Prisoners give straight talk to local youths


JOHN RUCH

“My hope is to be able to kill the lie,” said Mac Hudson, a former Academy Homes housing development resident, about the street-cred lifestyle that put him in prison. “I want to stop seeing my people die behind this illusion.”

Hudson was not speaking in a Gazette interview. He was unavailable—19 years into a life sentence for murder at Old Colony Correctional Center.

His words come from the recent documentary “Voices from Behind the Wall.” In the movie, Hudson and eight other lifers warn today’s youths about the realities of prison and death.

Clips from the documentary, and much more youth outreach information, are now available on a new web site called The Strongest Link ( www.strongestlinkboston.com), organized by Boston ministers, City Councilors Chuck Turner and Charles Yancey, and others.

The Strongest Link’s goal is to connect those prisoners with the community in general and youths in particular. The idea is “to increase peace and safety and to decrease negative behavior and neighborhood violence,” according to the site.

Jamaica Plain’s Jackson and Egleston squares are among the city’s youth violence hot spots. A teenager was shot to death last week in the Bromley-Heath housing development. [See related article.] Both areas are also represented in the prisoners’ outreach efforts.

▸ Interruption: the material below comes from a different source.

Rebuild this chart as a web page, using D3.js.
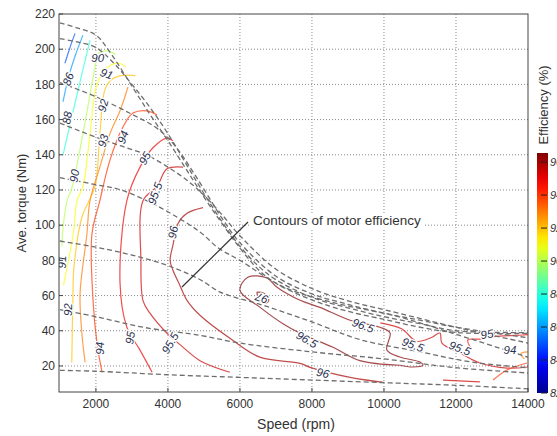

“Voices from Behind the Wall” was produced by Teen Empowerment, a nonprofit group that has an active Egleston Square branch. And Hudson won respect for his work with at-risk youths at the Judge Richard L. Banks Community Justice Program in 2006, when he was out on bail during an appeal.

“The inmates were trying to reach the population of youths we work most closely with,” said Teen Empowerment spokesperson Stephanie Berkowitz of the documentary. “The goal of the inmates was to demystify and de-glorify what prison life is really like.”

The message is stark. The prisoners describe how their supposed best friends and family members disappear when things go wrong, and how much they miss their freedom now that it is gone.

Among the prisoners is Herby Caillot, who will spend the rest of his life in prison for first-degree murder. He recounts how he entered prison a functionally illiterate ninth-grade drop-out.

“Prison is a real wake-up call,” Caillot says. “I’d rather you all wake up on the streets than wake up in here.”

The documentary was the brainchild of one of the prisoners—a father who knew his own children were on the streets, at risk of repeating the cycle. The state Department of Corrections approved the project. The movie premiered in May at the Youth Peace Conference in Dorchester.

In the late 1980s, Hudson lived the street life from Jackson Square’s Academy Homes. In 1990, at age 18, he was convicted of second-degree murder in the shooting of two men on a Roxbury street in a drug robbery. While warning youths about the street life, he has also maintained his innocence.

For four months in 2006—during an appeal— Hudson was back in Jackson Square at the Banks Program, a Bromley-Heath organization that provides legal advice and outreach to adults and youths.

“We’re about helping people turn their lives around,” said Banks Program Executive Director Eva Clark. Among the organization’s efforts is outreach to at-risk youth by ex-offenders—the type of people who can speak credibly while also scaring kids straight.

Clark said that before meeting Hudson, she refused to work with inmates on life sentences. “Some of them, there’s no hope,” she said. But Hudson won her over despite her reservations about his “horrific record.”

“He’s not so institutionalized or bitter,” Clark said.

She was impressed enough to take responsibility for him when he was out on bail and put him to work doing youth outreach.

“I told him, ‘Some want to see you fry. Some want to see you fly. I want to teach you how to fly,’” Clark said.

Hudson worked with court-involved kids through the Department of Youth Services, sometimes appearing with them in court. He was also a prominent voice in the controversy over trespassing arrests in Bromley-Heath that led the Boston Housing Authority to make its policy more lenient.

“He was really good with the law enforcement community and the kids,” Clark said.

“Follow-through is a big thing for most of these kids,” Hudson said in a Gazette interview at the time. “If you follow through, they’ll follow you to the end of the Earth.”

The Banks Program continues that sort of work today, despite being “unfunded” in an area where the need is growing.

“We’ve got a lot of work to do,” Clark said. “I could use Mac right about now.”

Teen Empowerment is doing outreach work as well. Right now, the Egleston branch is looking for youths to hire as community organizers. Its activities include safe social events, gang resolution, youth-police dialogues, arts events and more. The general idea is to give youths responsibility and power.

“Voices from Behind the Walls” has become popular, Berkowitz said, noting that a copy was sold to someone in New York the day of the Gazette interview. Buyers include schools, violence-prevention programs and public health agencies, she said.

Teen Empowerment’s Egleston Square center can be contacted at 442-4684, and the Banks Program at 522-7870. For more youth outreach programs, see the Strongest Link web site and the Gazette’s JP Resource Guide .

Correction: The print version of this article misidentified prisoner mac Hudson’s former affiliation. He was not a member of any gang. The Gazette regrets the error.